• **THE TASK**
Where does the string "this" appear? Copy every line of the entries below that holds it.

• **INPUT MATERIAL**

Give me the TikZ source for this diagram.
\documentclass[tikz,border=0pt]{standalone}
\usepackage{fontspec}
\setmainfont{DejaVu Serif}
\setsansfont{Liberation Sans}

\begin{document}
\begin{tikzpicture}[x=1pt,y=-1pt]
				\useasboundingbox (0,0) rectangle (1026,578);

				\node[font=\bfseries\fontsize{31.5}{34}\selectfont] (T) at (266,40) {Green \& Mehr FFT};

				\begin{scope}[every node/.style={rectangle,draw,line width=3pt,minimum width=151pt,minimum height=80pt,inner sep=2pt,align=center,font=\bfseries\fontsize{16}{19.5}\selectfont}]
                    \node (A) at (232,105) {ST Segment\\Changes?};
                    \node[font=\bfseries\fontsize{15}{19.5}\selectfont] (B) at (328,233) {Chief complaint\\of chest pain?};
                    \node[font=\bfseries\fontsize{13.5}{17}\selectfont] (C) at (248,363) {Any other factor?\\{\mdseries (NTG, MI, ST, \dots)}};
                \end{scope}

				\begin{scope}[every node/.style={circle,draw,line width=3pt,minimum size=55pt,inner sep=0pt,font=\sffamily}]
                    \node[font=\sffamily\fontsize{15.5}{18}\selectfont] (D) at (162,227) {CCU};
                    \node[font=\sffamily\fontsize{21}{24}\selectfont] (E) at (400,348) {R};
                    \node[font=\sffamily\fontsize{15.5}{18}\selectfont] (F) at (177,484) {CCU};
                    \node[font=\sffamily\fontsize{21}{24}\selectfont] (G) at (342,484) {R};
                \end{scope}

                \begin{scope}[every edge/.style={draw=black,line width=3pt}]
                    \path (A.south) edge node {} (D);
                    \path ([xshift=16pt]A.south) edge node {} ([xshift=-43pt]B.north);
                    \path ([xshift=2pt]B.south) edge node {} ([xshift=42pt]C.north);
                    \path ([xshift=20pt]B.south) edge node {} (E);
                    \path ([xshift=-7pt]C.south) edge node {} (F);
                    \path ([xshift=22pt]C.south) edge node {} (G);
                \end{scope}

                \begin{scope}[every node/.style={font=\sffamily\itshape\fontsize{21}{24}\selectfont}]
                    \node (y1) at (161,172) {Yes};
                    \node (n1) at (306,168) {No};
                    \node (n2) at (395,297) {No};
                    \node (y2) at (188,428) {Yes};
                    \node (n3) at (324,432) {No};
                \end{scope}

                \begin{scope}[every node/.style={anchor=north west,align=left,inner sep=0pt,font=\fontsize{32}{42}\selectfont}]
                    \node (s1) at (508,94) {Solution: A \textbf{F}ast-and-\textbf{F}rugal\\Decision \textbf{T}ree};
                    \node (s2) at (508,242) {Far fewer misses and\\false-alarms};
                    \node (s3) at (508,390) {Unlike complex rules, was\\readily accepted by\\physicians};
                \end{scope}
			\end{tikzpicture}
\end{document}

* * *

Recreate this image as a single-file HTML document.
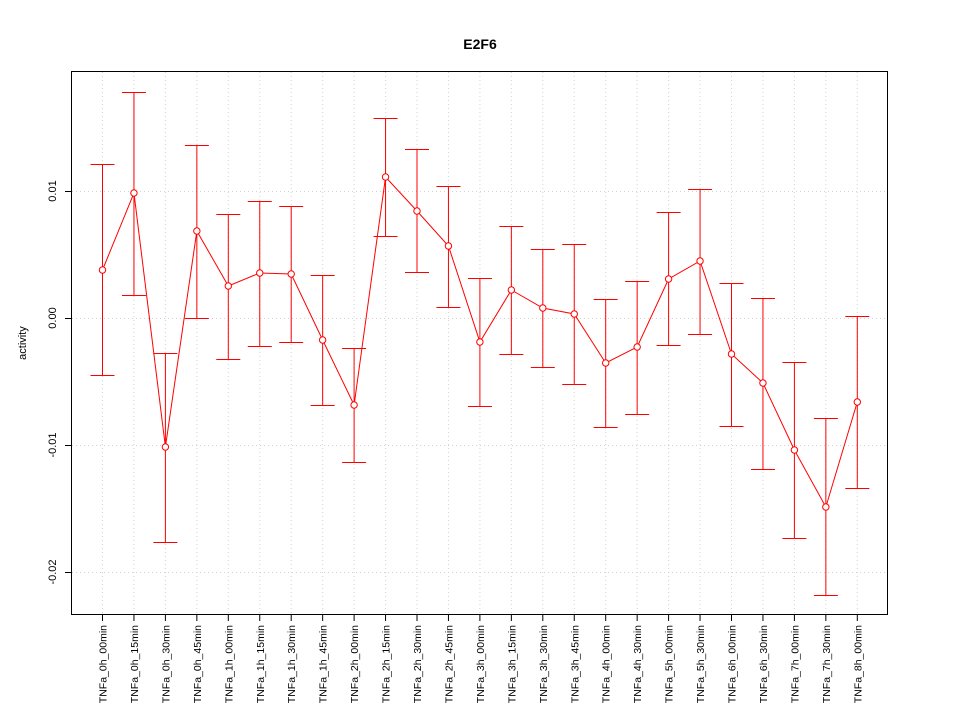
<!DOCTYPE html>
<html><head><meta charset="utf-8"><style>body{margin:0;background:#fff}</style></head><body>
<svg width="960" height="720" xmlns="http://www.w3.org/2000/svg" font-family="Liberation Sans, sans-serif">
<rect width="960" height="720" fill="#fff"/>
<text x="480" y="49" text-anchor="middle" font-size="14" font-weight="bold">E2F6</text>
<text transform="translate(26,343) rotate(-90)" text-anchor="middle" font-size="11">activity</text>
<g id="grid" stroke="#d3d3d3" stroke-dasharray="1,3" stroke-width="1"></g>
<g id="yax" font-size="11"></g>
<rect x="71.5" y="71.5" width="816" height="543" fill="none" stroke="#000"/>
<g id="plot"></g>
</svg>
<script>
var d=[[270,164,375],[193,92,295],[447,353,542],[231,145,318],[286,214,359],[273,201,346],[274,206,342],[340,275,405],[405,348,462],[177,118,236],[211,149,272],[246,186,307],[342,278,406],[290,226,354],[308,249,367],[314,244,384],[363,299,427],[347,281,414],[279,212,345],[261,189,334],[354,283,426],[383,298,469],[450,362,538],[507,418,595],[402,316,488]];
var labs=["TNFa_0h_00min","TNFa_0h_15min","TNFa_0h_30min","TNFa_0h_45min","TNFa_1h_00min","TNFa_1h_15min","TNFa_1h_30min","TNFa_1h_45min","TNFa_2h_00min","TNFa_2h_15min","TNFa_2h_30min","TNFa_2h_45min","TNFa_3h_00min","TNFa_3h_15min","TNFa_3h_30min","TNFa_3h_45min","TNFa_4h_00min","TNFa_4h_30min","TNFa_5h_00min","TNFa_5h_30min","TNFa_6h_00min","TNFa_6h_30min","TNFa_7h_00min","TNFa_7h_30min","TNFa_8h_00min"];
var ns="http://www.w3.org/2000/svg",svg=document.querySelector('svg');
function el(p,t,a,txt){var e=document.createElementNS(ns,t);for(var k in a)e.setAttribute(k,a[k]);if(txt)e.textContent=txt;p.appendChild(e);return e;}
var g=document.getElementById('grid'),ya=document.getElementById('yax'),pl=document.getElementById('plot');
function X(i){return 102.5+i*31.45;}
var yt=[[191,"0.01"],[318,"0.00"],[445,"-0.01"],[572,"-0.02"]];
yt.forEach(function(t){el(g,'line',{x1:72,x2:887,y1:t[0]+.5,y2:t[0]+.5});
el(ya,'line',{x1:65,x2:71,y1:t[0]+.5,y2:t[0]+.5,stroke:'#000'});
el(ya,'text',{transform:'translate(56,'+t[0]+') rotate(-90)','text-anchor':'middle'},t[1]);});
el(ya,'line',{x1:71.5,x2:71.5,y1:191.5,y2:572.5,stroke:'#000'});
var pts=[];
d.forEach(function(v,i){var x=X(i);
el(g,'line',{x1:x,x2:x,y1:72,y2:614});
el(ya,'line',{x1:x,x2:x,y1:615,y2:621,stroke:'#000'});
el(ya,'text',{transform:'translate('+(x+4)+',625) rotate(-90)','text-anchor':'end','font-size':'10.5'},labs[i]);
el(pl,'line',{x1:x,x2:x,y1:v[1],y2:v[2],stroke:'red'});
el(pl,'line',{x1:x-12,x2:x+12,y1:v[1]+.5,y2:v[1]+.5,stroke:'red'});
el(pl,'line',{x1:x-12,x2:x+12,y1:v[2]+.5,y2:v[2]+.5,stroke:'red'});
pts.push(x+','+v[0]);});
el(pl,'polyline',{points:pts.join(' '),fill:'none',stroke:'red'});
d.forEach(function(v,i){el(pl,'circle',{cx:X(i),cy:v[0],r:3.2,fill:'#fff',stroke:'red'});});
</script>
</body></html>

• **TASK RESPONSE**
Give me the TikZ source for this diagram.
Recreate this image as a single-file HTML document.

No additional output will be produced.